27/8/15

Cerca de casa hay una residencia de ancianos. Es uno de esos edificios que por fuera parecen otra cosa: una urbanización más a la que sólo le traiciona una valla en la que pone el nombre y una frase eufemística sobre una foto de banco de imagen en la que dos abuelos anglosajones sonríen. Por lo visto te dejan llevar tus muebles. Muchos lo harán. Tras la mudanza se sentarán en su sofá y descubrirán que la realidad se ha comprimido: los marcos con las fotos de los nietos mucho más cerca de lo que estaban antes porque al aparador hubo que quitarle un cuerpo y arrimarlo a la mesa y a la única butaca que cabía. Los domingos ves a algunos paseando con los hijos. Se agarran del brazo y caminan muy despacio. El hijo o la hija no dicen nada. Parecen estar cumpliendo una condena, un trabajo impuesto por la comunidad en pago a ciertos errores del pasado.

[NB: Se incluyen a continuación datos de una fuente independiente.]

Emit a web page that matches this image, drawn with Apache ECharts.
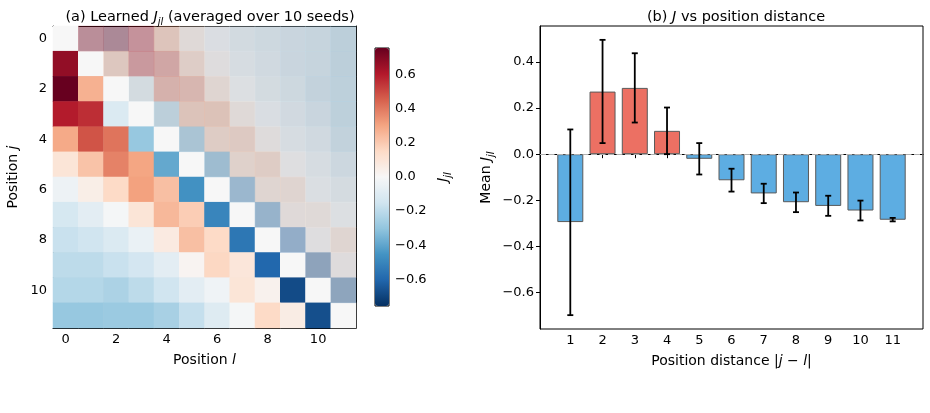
<!DOCTYPE html>
<html>
<head>
<meta charset="utf-8">
<script src="https://cdn.jsdelivr.net/npm/echarts@6/dist/echarts.min.js"></script>
<style>
  html, body { margin: 0; padding: 0; background: #fff; }
  #chart { width: 930px; height: 413px; }
</style>
</head>
<body>
<div id="chart"></div>
<script>
// heatmap: position index labels
var positions = ['0','1','2','3','4','5','6','7','8','9','10','11'];
// learned J (row j, column l), averaged over seeds
var J = [
  [ 0.00,  0.67,  0.76,  0.60,  0.29,  0.10, -0.04, -0.13, -0.17, -0.20, -0.22, -0.29],
  [ 0.67,  0.00,  0.27,  0.56,  0.48,  0.22,  0.05, -0.08, -0.15, -0.20, -0.22, -0.29],
  [ 0.76,  0.27,  0.00, -0.11,  0.41,  0.38,  0.15, -0.01, -0.11, -0.17, -0.24, -0.28],
  [ 0.60,  0.56, -0.11,  0.00, -0.29,  0.30,  0.31,  0.10, -0.05, -0.14, -0.20, -0.28],
  [ 0.29,  0.48,  0.41, -0.29,  0.00, -0.39,  0.23,  0.25,  0.07, -0.08, -0.15, -0.25],
  [ 0.10,  0.22,  0.38,  0.30, -0.39,  0.00, -0.46,  0.19,  0.23,  0.02, -0.08, -0.18],
  [-0.04,  0.05,  0.15,  0.31,  0.23, -0.46,  0.00, -0.50,  0.15,  0.16, -0.03, -0.10],
  [-0.13, -0.08, -0.01,  0.10,  0.25,  0.19, -0.50,  0.00, -0.55,  0.09,  0.10, -0.01],
  [-0.17, -0.15, -0.11, -0.05,  0.07,  0.23,  0.15, -0.55,  0.00, -0.60,  0.03,  0.15],
  [-0.20, -0.20, -0.17, -0.14, -0.08,  0.02,  0.16,  0.09, -0.60,  0.00, -0.68,  0.06],
  [-0.22, -0.22, -0.24, -0.20, -0.15, -0.08, -0.03,  0.10,  0.03, -0.68,  0.00, -0.67],
  [-0.29, -0.29, -0.28, -0.28, -0.25, -0.18, -0.10, -0.01,  0.15,  0.06, -0.67,  0.00]
];
var colorbarTicks = [-0.6, -0.4, -0.2, 0, 0.2, 0.4, 0.6];

// bar chart: mean J by distance |j-l|
var distances = [1, 2, 3, 4, 5, 6, 7, 8, 9, 10, 11];
var meanJ  = [-0.294, 0.271, 0.287, 0.101, -0.020, -0.113, -0.170, -0.208, -0.224, -0.244, -0.284];
var errLow = [-0.697, 0.048, 0.137, 0.000, -0.088, -0.162, -0.212, -0.251, -0.267, -0.287, -0.291];
var errHigh= [ 0.107, 0.495, 0.437, 0.202,  0.048, -0.063, -0.128, -0.166, -0.180, -0.201, -0.276];
var barTicks = [-0.6, -0.4, -0.2, 0, 0.2, 0.4];

var FONT = 'DejaVu Sans';
var rdbu = ['#053061','#2166ac','#4393c3','#92c5de','#d1e5f0','#f7f7f7','#fddbc7','#f4a582','#d6604d','#b2182b','#67001f'];

var lower = [], upper = [];
for (var j = 0; j < J.length; j++) {
  for (var l = 0; l < J[j].length; l++) {
    if (l <= j) lower.push([l, j, J[j][l]]);
    else upper.push([l, j, J[j][l]]);
  }
}
var bars = distances.map(function (d, i) { return [d, meanJ[i]]; });
var errs = distances.map(function (d, i) { return [d, errLow[i], errHigh[i]]; });

function fmt(v) {
  return (v < 0 ? '\u2212' : '') + Math.abs(v).toFixed(1);
}

function richSet(size, sub) {
  return {
    t: { fontFamily: FONT, fontSize: size, fontWeight: 'normal', color: '#000', lineHeight: size + 6 },
    i: { fontFamily: FONT, fontSize: size, fontWeight: 'normal', color: '#000', fontStyle: 'italic', lineHeight: size + 6 },
    s: { fontFamily: FONT, fontSize: sub, fontWeight: 'normal', color: '#000', fontStyle: 'italic', verticalAlign: 'bottom', lineHeight: sub + 3 }
  };
}
var rich = richSet(14, 10);
var richTitle = richSet(14.5, 10);

var tickLabel = { fontFamily: FONT, fontSize: 13, color: '#000' };
var blackLine = { show: true, lineStyle: { color: '#000', width: 1 } };

var myChart = echarts.init(document.getElementById('chart'), null, { renderer: 'canvas' });

var option = {
  backgroundColor: '#fff',
  animation: false,
  title: [{
    text: '{t|(a) Learned }{i|J}{s|jl}{t| (averaged over 10 seeds)}',
    left: 205, top: 2, textAlign: 'center',
    textStyle: { fontWeight: 'normal', rich: richTitle }
  }, {
    text: '{t|(b) }{i|J}{t| vs position distance}',
    left: 731, top: 2, textAlign: 'center',
    textStyle: { fontWeight: 'normal', rich: richTitle }
  }],
  grid: [
    { left: 53, top: 26, width: 303, height: 302, show: true, backgroundColor: '#cfd3d8', borderWidth: 0 },
    { left: 375, top: 48, width: 14, height: 258, show: true, borderColor: '#000', borderWidth: 1, backgroundColor: 'transparent' },
    { left: 540, top: 26, width: 383, height: 303, show: true, borderColor: '#000', borderWidth: 1 }
  ],
  xAxis: [{
    gridIndex: 0, type: 'category', data: positions, position: 'bottom',
    axisLine: blackLine,
    axisTick: { interval: 1, alignWithLabel: true, length: 4, lineStyle: { color: '#000' } },
    axisLabel: Object.assign({ interval: 1, margin: 5 }, tickLabel),
    splitLine: { show: false },
    name: '{t|Position }{i|l}', nameLocation: 'middle', nameGap: 22,
    nameTextStyle: { rich: rich }
  }, {
    gridIndex: 0, type: 'category', data: positions, position: 'top',
    axisLine: blackLine, axisTick: { show: false }, axisLabel: { show: false }
  }, {
    gridIndex: 1, type: 'value', show: false, min: 0, max: 1
  }, {
    gridIndex: 2, type: 'value', min: 0.06, max: 11.94,
    axisLine: blackLine,
    axisTick: { customValues: distances, length: 4, lineStyle: { color: '#000' } },
    axisLabel: Object.assign({ customValues: distances, margin: 5 }, tickLabel),
    splitLine: { show: false },
    name: '{t|Position distance |}{i|j}{t| \u2212 }{i|l}{t||}', nameLocation: 'middle', nameGap: 22,
    nameTextStyle: { rich: rich }
  }],
  yAxis: [{
    gridIndex: 0, type: 'category', data: positions, inverse: true, position: 'left',
    axisLine: blackLine,
    axisTick: { interval: 1, alignWithLabel: true, length: 4, lineStyle: { color: '#000' } },
    axisLabel: Object.assign({ interval: 1, margin: 6 }, tickLabel),
    splitLine: { show: false },
    name: '{t|Position }{i|j}', nameLocation: 'middle', nameGap: 30, nameRotate: 90,
    nameTextStyle: { rich: rich }
  }, {
    gridIndex: 0, type: 'category', data: positions, inverse: true, position: 'right',
    axisLine: blackLine, axisTick: { show: false }, axisLabel: { show: false }
  }, {
    gridIndex: 1, type: 'value', min: -0.757, max: 0.757, position: 'right',
    axisLine: { show: false },
    axisTick: { customValues: colorbarTicks, length: 4, lineStyle: { color: '#000' } },
    axisLabel: Object.assign({ customValues: colorbarTicks, margin: 6, formatter: fmt }, tickLabel),
    splitLine: { show: false },
    name: '{i|J}{s|jl}', nameLocation: 'middle', nameGap: 44, nameRotate: 90,
    nameTextStyle: { rich: rich }
  }, {
    gridIndex: 2, type: 'value', min: -0.757, max: 0.555,
    axisLine: blackLine,
    axisTick: { customValues: barTicks, length: 4, lineStyle: { color: '#000' } },
    axisLabel: Object.assign({ customValues: barTicks, margin: 6, formatter: fmt }, tickLabel),
    splitLine: { show: false },
    name: '{t|Mean }{i|J}{s|jl}', nameLocation: 'middle', nameGap: 44, nameRotate: 90,
    nameTextStyle: { rich: rich }
  }],
  visualMap: {
    type: 'continuous', seriesIndex: [0, 1],
    min: -0.757, max: 0.757,
    orient: 'vertical', left: 375, top: 48, itemWidth: 14, itemHeight: 258,
    padding: 0, calculable: false, hoverLink: false, text: null, showLabel: false,
    inRange: { color: rdbu }
  },
  series: [{
    name: 'lower', type: 'heatmap', xAxisIndex: 0, yAxisIndex: 0,
    data: lower, itemStyle: { borderWidth: 0 }
  }, {
    name: 'upper', type: 'heatmap', xAxisIndex: 0, yAxisIndex: 0,
    data: upper, itemStyle: { opacity: 0.35, borderColor: 'rgba(255,255,255,0.25)', borderWidth: 0.5 }
  }, {
    name: 'mean', type: 'bar', xAxisIndex: 3, yAxisIndex: 3,
    data: bars, barWidth: 26,
    itemStyle: {
      color: function (p) { return p.value[1] >= 0 ? '#ec7063' : '#5dade2'; },
      borderColor: '#5a5a5a', borderWidth: 1
    },
    markLine: {
      silent: true, symbol: 'none', label: { show: false },
      lineStyle: { color: '#b0b0b0', type: [6, 2.5], width: 1.2 },
      emphasis: { disabled: true },
      data: [{ yAxis: 0 }]
    },
    z: 2
  }, {
    name: 'err', type: 'custom', xAxisIndex: 3, yAxisIndex: 3,
    data: errs, encode: { x: 0, y: [1, 2] }, z: 5,
    renderItem: function (params, api) {
      var x = api.value(0);
      var lo = api.coord([x, api.value(1)]);
      var hi = api.coord([x, api.value(2)]);
      var cap = 3;
      var st = { stroke: '#000', lineWidth: 1.8 };
      return {
        type: 'group',
        children: [
          { type: 'line', shape: { x1: lo[0], y1: lo[1], x2: hi[0], y2: hi[1] }, style: st },
          { type: 'line', shape: { x1: lo[0] - cap, y1: lo[1], x2: lo[0] + cap, y2: lo[1] }, style: st },
          { type: 'line', shape: { x1: hi[0] - cap, y1: hi[1], x2: hi[0] + cap, y2: hi[1] }, style: st }
        ]
      };
    }
  }]
};

myChart.setOption(option);
</script>
</body>
</html>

Miran al frente y procuran no pensar. Entre semana no es raro ver a alguna anciana entrando en el Supercor a comprar galletas. Debe ser duro. A la soledad hay que sumarle la exclusión social, tan sólo esquivada con las escapadas furtivas a por dulces que no figuran en el menú. Cuando los veo intento imaginarme dentro de todos esos años que se supone que me separan de ellos. Mis pies moviéndose despacio, en el mejor de los casos, arrastrándose entre los lineales de un supermercado que ya no reconoceré, en busca de una marca de galletas que ya no existe.